(Work to be completed)
Pictures in the entries below are excluded; copy only the lines from the one containing "Recreate this image" to the one containing "(0,0) rectangle (1094,678);", both included.

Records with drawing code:

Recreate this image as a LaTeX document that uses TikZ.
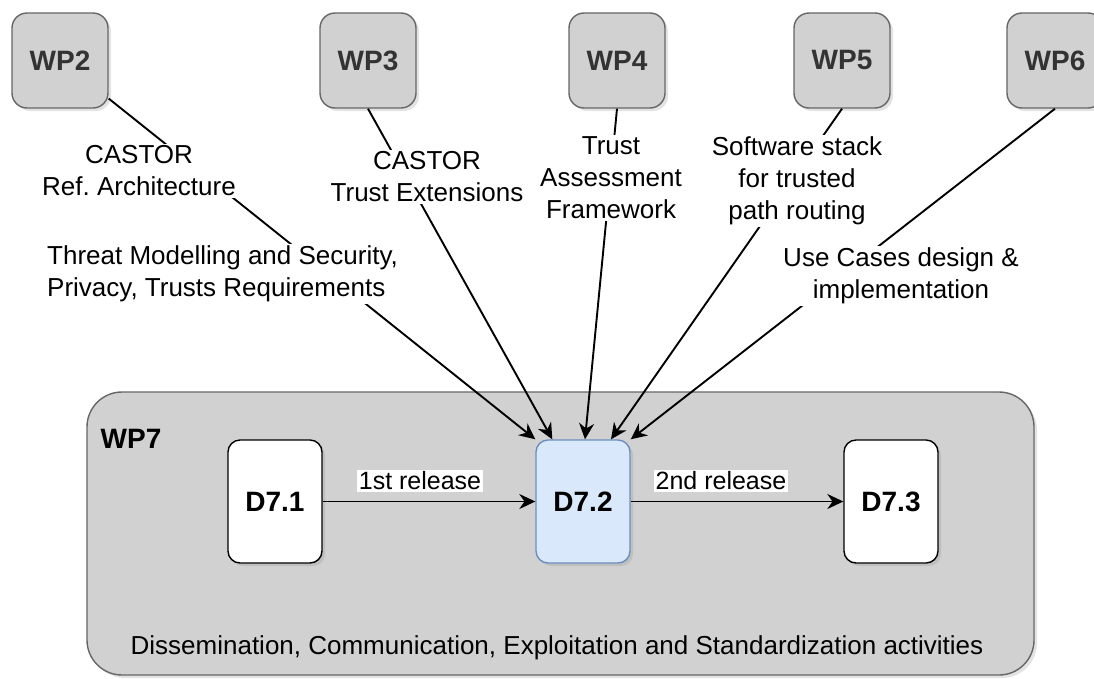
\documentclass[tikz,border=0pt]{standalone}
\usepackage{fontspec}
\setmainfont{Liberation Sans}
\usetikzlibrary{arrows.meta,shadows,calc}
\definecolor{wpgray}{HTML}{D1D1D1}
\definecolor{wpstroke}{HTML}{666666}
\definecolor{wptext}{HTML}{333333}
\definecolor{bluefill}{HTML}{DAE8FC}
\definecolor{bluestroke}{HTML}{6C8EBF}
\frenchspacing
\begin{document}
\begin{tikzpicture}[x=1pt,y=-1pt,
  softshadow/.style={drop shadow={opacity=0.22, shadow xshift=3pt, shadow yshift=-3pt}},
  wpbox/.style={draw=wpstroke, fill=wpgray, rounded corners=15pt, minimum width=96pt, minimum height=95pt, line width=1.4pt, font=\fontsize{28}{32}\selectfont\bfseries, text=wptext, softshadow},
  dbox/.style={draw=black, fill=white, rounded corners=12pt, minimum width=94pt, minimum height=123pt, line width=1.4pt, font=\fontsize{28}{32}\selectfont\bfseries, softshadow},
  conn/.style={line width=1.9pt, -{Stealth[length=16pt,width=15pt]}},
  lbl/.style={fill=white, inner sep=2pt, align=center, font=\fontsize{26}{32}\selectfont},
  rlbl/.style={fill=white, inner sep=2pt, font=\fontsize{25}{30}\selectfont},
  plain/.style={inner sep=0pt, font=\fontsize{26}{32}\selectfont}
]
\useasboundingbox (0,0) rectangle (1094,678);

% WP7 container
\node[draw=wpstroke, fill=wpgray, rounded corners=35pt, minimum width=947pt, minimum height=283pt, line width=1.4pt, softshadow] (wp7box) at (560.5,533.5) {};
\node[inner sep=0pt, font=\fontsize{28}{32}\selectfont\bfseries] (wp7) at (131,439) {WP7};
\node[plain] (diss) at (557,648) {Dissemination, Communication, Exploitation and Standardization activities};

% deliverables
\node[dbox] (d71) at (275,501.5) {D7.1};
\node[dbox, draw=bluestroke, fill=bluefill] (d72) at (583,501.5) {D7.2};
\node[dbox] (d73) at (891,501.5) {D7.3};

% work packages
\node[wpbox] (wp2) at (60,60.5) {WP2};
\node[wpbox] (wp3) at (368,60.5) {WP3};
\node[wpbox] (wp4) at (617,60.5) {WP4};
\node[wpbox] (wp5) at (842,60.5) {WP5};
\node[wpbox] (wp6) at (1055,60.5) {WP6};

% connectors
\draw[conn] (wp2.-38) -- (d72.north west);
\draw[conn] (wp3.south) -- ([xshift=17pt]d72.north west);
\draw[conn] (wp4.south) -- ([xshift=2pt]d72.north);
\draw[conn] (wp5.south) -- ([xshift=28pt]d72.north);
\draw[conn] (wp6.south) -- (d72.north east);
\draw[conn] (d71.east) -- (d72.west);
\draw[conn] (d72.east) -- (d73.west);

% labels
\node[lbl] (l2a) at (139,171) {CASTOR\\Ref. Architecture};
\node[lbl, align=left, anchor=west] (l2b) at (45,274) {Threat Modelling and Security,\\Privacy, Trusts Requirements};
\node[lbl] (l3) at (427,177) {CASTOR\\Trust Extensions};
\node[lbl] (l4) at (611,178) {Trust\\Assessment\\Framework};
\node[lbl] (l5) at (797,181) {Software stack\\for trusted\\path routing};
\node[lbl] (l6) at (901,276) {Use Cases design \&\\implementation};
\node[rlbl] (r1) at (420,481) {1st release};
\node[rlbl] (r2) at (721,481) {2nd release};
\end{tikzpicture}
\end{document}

...

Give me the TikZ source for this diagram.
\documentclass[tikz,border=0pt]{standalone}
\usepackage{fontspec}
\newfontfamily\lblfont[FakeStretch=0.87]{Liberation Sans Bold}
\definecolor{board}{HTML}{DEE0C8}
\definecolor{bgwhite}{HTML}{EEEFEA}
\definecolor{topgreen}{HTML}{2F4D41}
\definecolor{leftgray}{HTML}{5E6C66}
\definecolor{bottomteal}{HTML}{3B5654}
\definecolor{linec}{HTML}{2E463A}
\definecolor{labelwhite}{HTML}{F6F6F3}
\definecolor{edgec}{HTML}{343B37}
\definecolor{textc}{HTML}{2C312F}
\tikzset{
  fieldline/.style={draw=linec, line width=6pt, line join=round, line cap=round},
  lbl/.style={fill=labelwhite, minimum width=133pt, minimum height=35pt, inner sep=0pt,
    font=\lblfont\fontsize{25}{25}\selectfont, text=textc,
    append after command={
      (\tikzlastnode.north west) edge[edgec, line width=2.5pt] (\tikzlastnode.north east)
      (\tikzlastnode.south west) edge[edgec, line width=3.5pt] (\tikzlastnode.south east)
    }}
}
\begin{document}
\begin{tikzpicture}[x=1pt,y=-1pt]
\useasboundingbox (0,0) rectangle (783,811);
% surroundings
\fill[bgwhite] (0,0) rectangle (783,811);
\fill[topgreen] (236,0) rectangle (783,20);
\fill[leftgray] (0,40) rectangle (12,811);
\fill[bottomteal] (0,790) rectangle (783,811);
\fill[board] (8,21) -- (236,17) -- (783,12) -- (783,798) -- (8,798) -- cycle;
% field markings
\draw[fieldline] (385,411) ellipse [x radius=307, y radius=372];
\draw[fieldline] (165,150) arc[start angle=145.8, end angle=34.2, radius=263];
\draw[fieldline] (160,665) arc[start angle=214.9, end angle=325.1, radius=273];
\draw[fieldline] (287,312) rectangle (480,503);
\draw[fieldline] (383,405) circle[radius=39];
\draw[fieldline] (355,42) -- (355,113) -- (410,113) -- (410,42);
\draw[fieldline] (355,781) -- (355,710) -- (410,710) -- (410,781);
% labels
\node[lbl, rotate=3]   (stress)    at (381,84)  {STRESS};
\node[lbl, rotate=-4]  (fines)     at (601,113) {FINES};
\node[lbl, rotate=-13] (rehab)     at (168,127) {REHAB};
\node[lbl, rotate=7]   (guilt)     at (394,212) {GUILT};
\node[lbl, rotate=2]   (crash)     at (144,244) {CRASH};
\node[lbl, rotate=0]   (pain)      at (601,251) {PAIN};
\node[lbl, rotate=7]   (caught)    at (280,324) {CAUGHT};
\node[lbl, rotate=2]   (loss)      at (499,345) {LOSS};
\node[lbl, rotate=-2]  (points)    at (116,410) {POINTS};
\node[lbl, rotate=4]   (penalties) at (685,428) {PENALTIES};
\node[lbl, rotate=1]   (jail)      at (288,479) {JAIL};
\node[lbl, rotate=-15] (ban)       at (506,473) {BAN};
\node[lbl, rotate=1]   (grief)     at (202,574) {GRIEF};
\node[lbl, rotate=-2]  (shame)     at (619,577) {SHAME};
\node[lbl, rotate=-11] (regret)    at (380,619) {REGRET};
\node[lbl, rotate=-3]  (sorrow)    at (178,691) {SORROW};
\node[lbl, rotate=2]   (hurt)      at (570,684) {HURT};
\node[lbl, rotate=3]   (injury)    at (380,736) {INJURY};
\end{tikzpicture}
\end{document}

==

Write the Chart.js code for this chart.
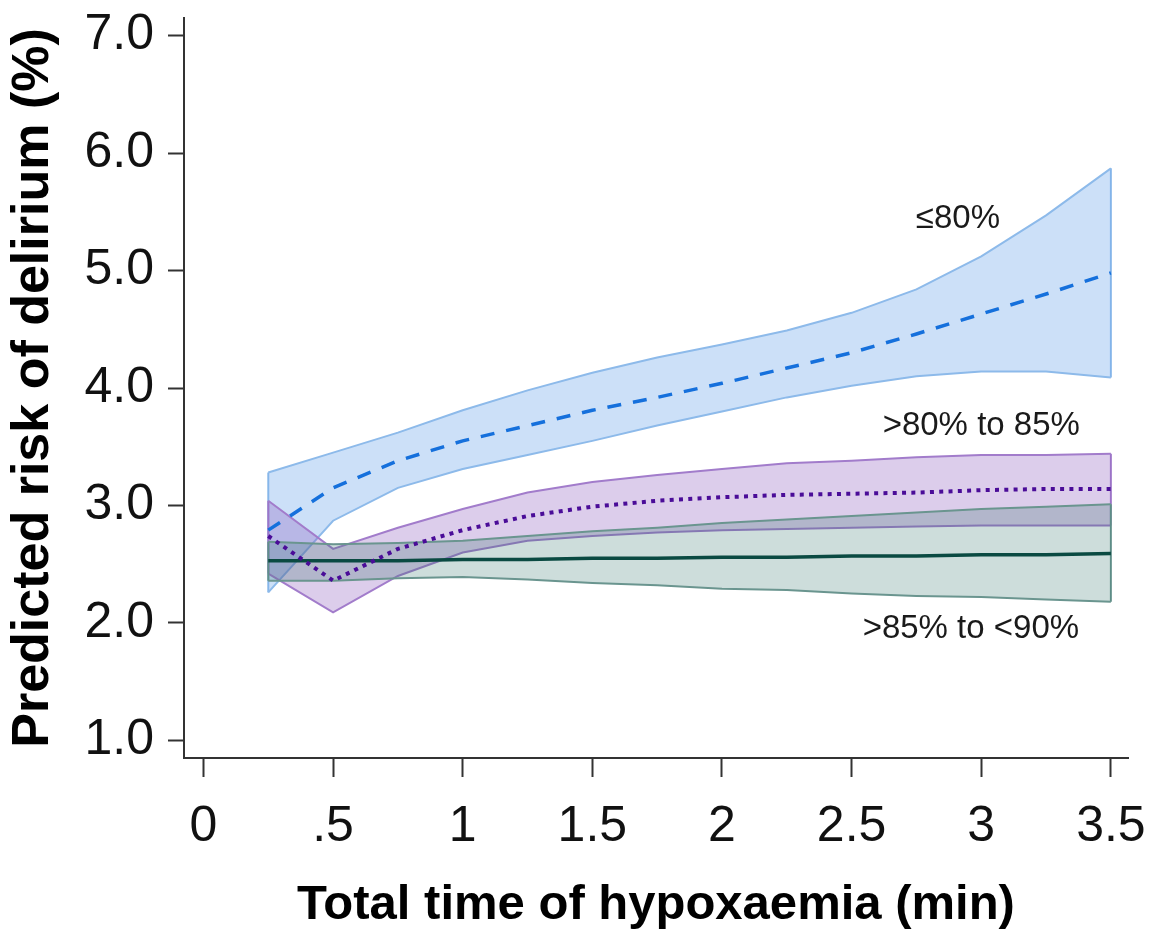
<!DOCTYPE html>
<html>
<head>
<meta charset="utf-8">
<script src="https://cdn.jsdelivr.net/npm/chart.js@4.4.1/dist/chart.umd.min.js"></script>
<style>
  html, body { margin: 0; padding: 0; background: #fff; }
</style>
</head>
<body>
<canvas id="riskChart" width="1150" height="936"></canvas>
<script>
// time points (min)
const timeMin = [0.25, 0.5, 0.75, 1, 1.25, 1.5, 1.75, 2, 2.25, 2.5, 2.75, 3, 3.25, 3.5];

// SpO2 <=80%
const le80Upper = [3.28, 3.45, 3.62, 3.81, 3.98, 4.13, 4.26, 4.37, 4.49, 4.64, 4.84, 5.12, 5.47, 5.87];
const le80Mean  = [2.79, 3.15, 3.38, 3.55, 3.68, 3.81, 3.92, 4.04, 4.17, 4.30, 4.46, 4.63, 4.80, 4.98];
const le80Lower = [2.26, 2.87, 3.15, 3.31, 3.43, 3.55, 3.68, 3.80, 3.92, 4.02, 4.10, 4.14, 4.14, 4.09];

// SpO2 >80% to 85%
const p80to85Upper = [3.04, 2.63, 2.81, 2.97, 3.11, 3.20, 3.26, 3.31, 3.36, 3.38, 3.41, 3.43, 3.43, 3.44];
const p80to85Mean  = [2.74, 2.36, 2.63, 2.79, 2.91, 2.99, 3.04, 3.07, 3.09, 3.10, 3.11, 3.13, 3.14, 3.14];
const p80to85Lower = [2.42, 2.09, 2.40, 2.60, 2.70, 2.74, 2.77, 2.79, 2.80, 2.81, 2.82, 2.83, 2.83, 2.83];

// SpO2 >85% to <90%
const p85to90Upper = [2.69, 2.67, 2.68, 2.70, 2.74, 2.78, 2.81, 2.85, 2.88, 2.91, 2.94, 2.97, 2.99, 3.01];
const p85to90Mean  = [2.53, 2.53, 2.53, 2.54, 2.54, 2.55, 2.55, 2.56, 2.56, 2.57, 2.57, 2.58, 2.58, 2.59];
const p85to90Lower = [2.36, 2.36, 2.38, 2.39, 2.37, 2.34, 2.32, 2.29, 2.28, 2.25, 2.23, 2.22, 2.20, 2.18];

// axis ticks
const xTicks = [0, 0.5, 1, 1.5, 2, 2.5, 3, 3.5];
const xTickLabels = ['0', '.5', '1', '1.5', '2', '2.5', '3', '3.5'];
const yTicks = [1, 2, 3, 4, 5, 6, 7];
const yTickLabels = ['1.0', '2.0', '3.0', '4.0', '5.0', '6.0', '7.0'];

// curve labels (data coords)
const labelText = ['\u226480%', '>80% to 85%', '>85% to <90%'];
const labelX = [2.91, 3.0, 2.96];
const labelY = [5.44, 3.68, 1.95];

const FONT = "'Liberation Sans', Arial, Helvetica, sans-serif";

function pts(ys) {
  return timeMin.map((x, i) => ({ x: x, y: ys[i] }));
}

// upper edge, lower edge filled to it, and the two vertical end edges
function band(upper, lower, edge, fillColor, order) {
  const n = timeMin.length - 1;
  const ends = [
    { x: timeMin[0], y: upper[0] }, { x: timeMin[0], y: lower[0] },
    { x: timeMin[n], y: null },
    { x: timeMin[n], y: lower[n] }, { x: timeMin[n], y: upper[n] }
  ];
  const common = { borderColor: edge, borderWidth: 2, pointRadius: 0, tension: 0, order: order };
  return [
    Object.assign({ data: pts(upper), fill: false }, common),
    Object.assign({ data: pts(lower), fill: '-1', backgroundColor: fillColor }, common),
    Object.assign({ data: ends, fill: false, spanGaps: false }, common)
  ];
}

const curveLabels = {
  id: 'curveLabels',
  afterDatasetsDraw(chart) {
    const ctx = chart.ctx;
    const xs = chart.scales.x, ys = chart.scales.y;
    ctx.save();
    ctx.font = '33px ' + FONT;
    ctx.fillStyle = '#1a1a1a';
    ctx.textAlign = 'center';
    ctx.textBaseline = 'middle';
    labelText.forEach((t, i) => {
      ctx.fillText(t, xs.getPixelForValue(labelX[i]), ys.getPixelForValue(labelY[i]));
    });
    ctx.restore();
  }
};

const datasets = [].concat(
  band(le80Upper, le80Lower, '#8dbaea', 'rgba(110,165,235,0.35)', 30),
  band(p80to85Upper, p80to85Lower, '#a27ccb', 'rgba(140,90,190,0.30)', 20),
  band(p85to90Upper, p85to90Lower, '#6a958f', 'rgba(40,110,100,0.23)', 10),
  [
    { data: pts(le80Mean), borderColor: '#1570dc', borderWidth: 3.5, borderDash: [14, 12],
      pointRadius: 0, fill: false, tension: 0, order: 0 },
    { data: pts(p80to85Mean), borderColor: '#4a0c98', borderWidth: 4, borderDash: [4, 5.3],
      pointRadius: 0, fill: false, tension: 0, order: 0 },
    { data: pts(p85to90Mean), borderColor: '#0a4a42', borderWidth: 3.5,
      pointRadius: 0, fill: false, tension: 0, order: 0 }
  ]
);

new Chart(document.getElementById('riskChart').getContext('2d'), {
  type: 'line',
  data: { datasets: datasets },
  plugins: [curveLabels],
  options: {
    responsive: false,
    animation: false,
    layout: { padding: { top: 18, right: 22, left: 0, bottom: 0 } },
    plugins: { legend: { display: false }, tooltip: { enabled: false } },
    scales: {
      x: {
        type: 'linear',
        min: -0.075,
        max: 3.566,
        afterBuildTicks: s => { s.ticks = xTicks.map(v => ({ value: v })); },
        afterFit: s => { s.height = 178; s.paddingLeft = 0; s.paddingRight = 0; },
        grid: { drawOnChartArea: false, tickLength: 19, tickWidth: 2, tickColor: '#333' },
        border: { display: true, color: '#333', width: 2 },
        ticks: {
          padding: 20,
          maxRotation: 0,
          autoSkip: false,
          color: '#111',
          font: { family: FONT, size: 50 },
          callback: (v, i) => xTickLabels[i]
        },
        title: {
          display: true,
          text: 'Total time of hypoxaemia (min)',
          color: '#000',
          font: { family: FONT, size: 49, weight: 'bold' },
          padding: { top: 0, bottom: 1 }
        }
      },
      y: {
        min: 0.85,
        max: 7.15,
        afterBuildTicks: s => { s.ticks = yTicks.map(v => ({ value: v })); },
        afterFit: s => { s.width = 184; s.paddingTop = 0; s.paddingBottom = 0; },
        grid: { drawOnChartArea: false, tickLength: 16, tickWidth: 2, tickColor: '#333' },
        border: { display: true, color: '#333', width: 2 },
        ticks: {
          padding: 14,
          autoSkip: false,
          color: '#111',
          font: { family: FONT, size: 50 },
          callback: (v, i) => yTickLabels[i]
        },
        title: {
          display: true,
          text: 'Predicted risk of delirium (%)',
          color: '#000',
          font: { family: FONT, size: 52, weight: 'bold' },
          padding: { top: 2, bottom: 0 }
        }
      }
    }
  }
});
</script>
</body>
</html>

(Correct output)
Recreate this image as a LaTeX document that uses TikZ.
\documentclass[tikz,border=0pt]{standalone}
\usepackage{fontspec}
\setmainfont{Liberation Sans}
\usetikzlibrary{arrows.meta,shadows,calc}
\definecolor{wpgray}{HTML}{D1D1D1}
\definecolor{wpstroke}{HTML}{666666}
\definecolor{wptext}{HTML}{333333}
\definecolor{bluefill}{HTML}{DAE8FC}
\definecolor{bluestroke}{HTML}{6C8EBF}
\frenchspacing
\begin{document}
\begin{tikzpicture}[x=1pt,y=-1pt,
  softshadow/.style={drop shadow={opacity=0.22, shadow xshift=3pt, shadow yshift=-3pt}},
  wpbox/.style={draw=wpstroke, fill=wpgray, rounded corners=15pt, minimum width=96pt, minimum height=95pt, line width=1.4pt, font=\fontsize{28}{32}\selectfont\bfseries, text=wptext, softshadow},
  dbox/.style={draw=black, fill=white, rounded corners=12pt, minimum width=94pt, minimum height=123pt, line width=1.4pt, font=\fontsize{28}{32}\selectfont\bfseries, softshadow},
  conn/.style={line width=1.9pt, -{Stealth[length=16pt,width=15pt]}},
  lbl/.style={fill=white, inner sep=2pt, align=center, font=\fontsize{26}{32}\selectfont},
  rlbl/.style={fill=white, inner sep=2pt, font=\fontsize{25}{30}\selectfont},
  plain/.style={inner sep=0pt, font=\fontsize{26}{32}\selectfont}
]
\useasboundingbox (0,0) rectangle (1094,678);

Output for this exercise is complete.